“Inner space and outer space are similar, aren’t they really? You’re never going to get to the edge of the universe in a spaceship. You might as well try going on a bus. You can only go there in your head.” This is a quote from David Hockney in ‘Spring Cannot Be Cancelled‘ by David Hockney and Martin Gayford. It’s a beautiful book. Full of thought-provoking insights and recent artwork by Hockney painted in Normandy mainly during the pandemic. I read it last month while in the Yorkshire Dales [see ‘Walking the hills‘ on April 13th 2022]. Hockney writes about his need to paint. He finds it utterly absorbing and endlessly sustaining.

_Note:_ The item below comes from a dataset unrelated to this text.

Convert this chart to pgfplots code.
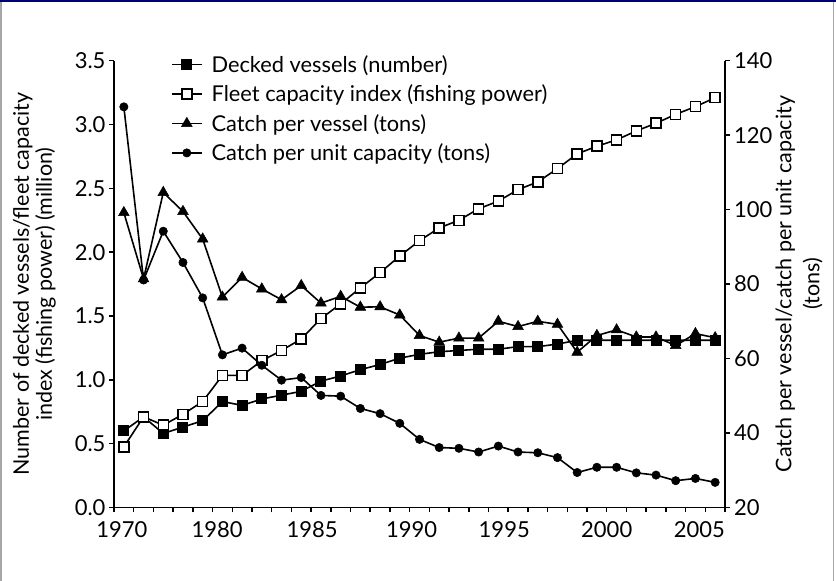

Gayford compares this need and experience to the work of American psychologist, Mihaly Csiksczentmihalyi [see ‘Slow-motion multi-tasking leads to productive research‘ on September 19, 2018] who wrote about concentration so intense that there is no spare capacity to think about anything else, your self-consciousness disappears and you lose your sense of time leading to a deep sense of happiness and well-being. I cannot paint but I can achieve something approaching a similiar state when I am writing.
Source:
Martin Gayford and David Hockney, Spring cannot be cancelled – David Hockney in Normandy, London: Thames & Hudson, 2021.